Hitch (February 7/05)
It's interesting to note that even though he cut his teeth on The Fresh Prince of Bel-Air, Hitch marks the first time Will Smith has appeared as a leading man in an all-out comedy. That Smith comes off as effectively as he does isn't much of a surprise, given that the film essentially plays like a two-hour sitcom. Screenwriter Kevin Bisch emphasizes tired jokes and stock situations over anything resembling reality, something that's exacerbated by a seriously overlong running time.

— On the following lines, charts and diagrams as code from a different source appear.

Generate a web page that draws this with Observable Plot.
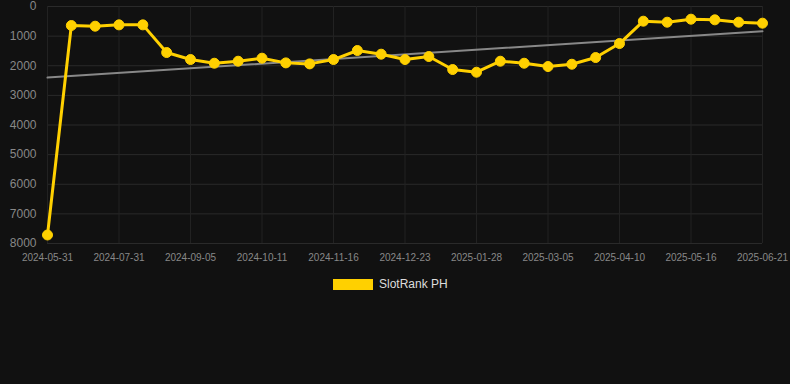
<!DOCTYPE html>
<html>
<head>
<meta charset="utf-8">
<script src="https://cdn.jsdelivr.net/npm/d3@7"></script>
<script src="https://cdn.jsdelivr.net/npm/@observablehq/plot@0.6"></script>
<style>
  html, body { margin: 0; padding: 0; background: #111111; }
  body { width: 790px; height: 384px; overflow: hidden; font-family: Arial, "Liberation Sans", sans-serif; }
  #chart svg { display: block; }
  .legend { position: absolute; left: 333px; top: 278px; display: flex; align-items: center; }
  .legend .sw { width: 40px; height: 11px; background: #FFD000; }
  .legend .lb { margin-left: 6px; color: #dddddd; font-size: 12px; line-height: 12px; }
</style>
</head>
<body>
<div id="chart"></div>
<div class="legend"><div class="sw"></div><div class="lb">SlotRank PH</div></div>
<script>
const dates = [
  "2024-05-31","2024-06-20","2024-07-10","2024-07-31","2024-08-12","2024-08-24","2024-09-05",
  "2024-09-17","2024-09-29","2024-10-11","2024-10-23","2024-11-04","2024-11-16","2024-11-28",
  "2024-12-10","2024-12-23","2025-01-04","2025-01-16","2025-01-28","2025-02-09","2025-02-21",
  "2025-03-05","2025-03-17","2025-03-29","2025-04-10","2025-04-22","2025-05-04","2025-05-16",
  "2025-05-28","2025-06-09","2025-06-21"
];
const ranks = [
  7713, 642, 665, 620, 620, 1554, 1790,
  1915, 1847, 1745, 1903, 1937, 1790, 1486,
  1610, 1790, 1689, 2128, 2218, 1847, 1915,
  2027, 1949, 1723, 1250, 496, 530, 428,
  450, 530, 563
];
const tickDates = ["2024-05-31","2024-07-31","2024-09-05","2024-10-11","2024-11-16","2024-12-23",
  "2025-01-28","2025-03-05","2025-04-10","2025-05-16","2025-06-21"];
const yTicks = [0, 1000, 2000, 3000, 4000, 5000, 6000, 7000, 8000];
const trendDates = ["2024-05-31", "2025-06-21"];
const trendValues = [2400, 834];

const idx = d => dates.indexOf(d);
const data = dates.map((d, i) => ({i, date: d, rank: ranks[i]}));
const trend = trendDates.map((d, k) => ({i: idx(d), rank: trendValues[k]}));
const xTicks = tickDates.map(idx);

const chart = Plot.plot({
  width: 790,
  height: 270,
  marginTop: 6,
  marginBottom: 27,
  marginLeft: 47,
  marginRight: 28,
  style: {background: "#111111", color: "#888888", fontFamily: "Arial, 'Liberation Sans', sans-serif", overflow: "visible"},
  x: {type: "linear", domain: [0, dates.length - 1], label: null},
  y: {domain: [0, 8000], reverse: true, label: null},
  marks: [
    Plot.gridY(yTicks, {stroke: "#2a2a2a", strokeOpacity: 1, strokeWidth: 1}),
    Plot.gridX(xTicks, {stroke: "#222222", strokeOpacity: 1, strokeWidth: 1}),
    Plot.axisY(yTicks, {tickSize: 0, tickPadding: 11, fontSize: 12, fill: "#888888", label: null, tickFormat: d => String(d)}),
    Plot.axisX(xTicks, {tickSize: 0, tickPadding: 10, fontSize: 10, fill: "#888888", label: null, tickFormat: i => dates[i]}),
    Plot.line(trend, {x: "i", y: "rank", stroke: "#888888", strokeWidth: 2}),
    Plot.line(data, {x: "i", y: "rank", stroke: "#FFD000", strokeWidth: 3}),
    Plot.dot(data, {x: "i", y: "rank", r: 5, fill: "#FFD000", stroke: "#FFD000", strokeWidth: 1})
  ]
});
document.getElementById("chart").appendChild(chart);
</script>
</body>
</html>
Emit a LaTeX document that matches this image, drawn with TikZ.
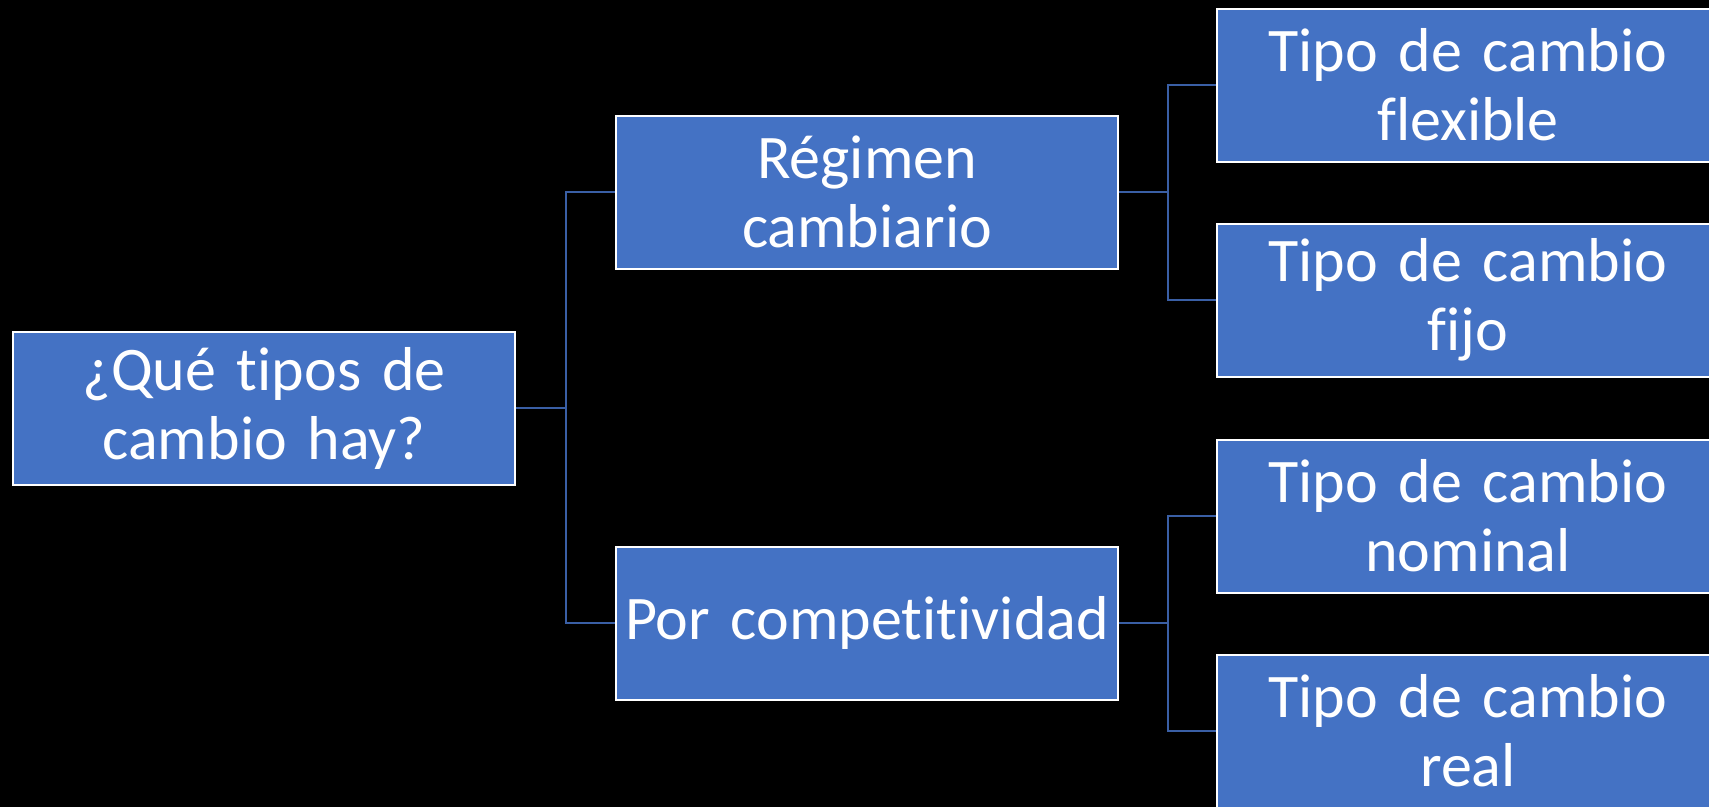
\documentclass[tikz,border=0pt]{standalone}
\usepackage{fontspec}
\setmainfont{Carlito}[Ligatures=NoCommon,WordSpace=0.6]
\usepackage{tikz}
\tikzstyle{box}=[rectangle,draw=white,line width=2pt,fill=boxblue,text=white,minimum width=502pt,minimum height=153pt,text width=498pt,inner sep=1pt,align=center,font=\fontsize{62}{69}\selectfont]
\tikzstyle{link}=[draw=linkblue,line width=1.8pt]
\definecolor{boxblue}{HTML}{4472C4}
\definecolor{linkblue}{HTML}{3A5FA5}

\begin{document}
\begin{tikzpicture}[x=1pt,y=1pt]
      \useasboundingbox (0,0) rectangle (1709,-807);
      \fill[black] (0,0) rectangle (1709,-807);

      \node[box] (root) at (264,-408) {¿Qué tipos de\\cambio hay?};
      \node[box] (reg) at (867,-192) {Régimen\\cambiario};
      \node[box] (comp) at (867,-623) {Por competitividad};
      \node[box] (flex) at (1468,-85) {Tipo de cambio\\flexible};
      \node[box] (fijo) at (1468,-300) {Tipo de cambio\\fijo};
      \node[box] (nom) at (1468,-516) {Tipo de cambio\\nominal};
      \node[box] (real) at (1468,-731) {Tipo de cambio\\real};

      \coordinate (j0) at (566,-408);
      \coordinate (j1) at (1168,-192);
      \coordinate (j2) at (1168,-623);

      \draw[link] (root) -- (j0);
      \draw[link] (j0) |- (reg);
      \draw[link] (j0) |- (comp);
      \draw[link] (reg) -- (j1);
      \draw[link] (j1) |- (flex);
      \draw[link] (j1) |- (fijo);
      \draw[link] (comp) -- (j2);
      \draw[link] (j2) |- (nom);
      \draw[link] (j2) |- (real);
    \end{tikzpicture}
\end{document}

Smith stars as Alex "Hitch" Hitchens, a smooth-talking ladies man who makes his living teaching lonely guys how to win over the opposite sex. It's not the sort of business one can run ads for, so Hitch depends solely on word-of-mouth to bring in new clients. His latest project is Albert (Kevin James), an overweight accountant with a crush on the ridiculously wealthy Allegra Cole (Amber Valletta). Meanwhile, Hitch finds himself falling for a sassy gossip columnist named Sara (Eva Mendes) - a relationship that will undoubtedly be tested before the credits roll.
It's that sort of safe, unoriginal plotting that eventually kills Hitch, with Bisch including every element that one would imagine is inside the Romantic Comedy Rulebook. This isn't inherently a bad thing, as it's certainly possible to transcend the limitations of the genre (ie Kate & Leopold) - a feat that Hitch doesn't even come close to accomplishing. This is particularly noticeable in the expected false breakup, a plot twist that generally happens towards the end of such a film. Here, the false breakup occurs with more than half an hour of screentime to go - a section of the movie that's made interminable because we know the characters in question are going to get back together (a problem heightened by another false breakup involving two more characters!)
Despite the charismatic and engaging performances from Smith and James, the film never becomes anything more than a mildly entertaining way to kill a couple of hours. Hitch does start off strong, though; the film doesn't feel quite as constrained by the machinations of the plot during the first half. It's only when Hitch's romance with Sara kicks in that the movie begins to turn tedious and predictable, with Bisch following the aforementioned Romantic Comedy Rulebook to the letter (this is in addition to several wacky, sitcom-like episodes, including a "wacky" sequence in which Hitch's allergies act up at a completely inappropriate moment).
In the end, Hitch is mediocrity elevated to a watchable level, thanks primarily to the performances (particularly James, who proves that he's got what it takes to make it on the big screen).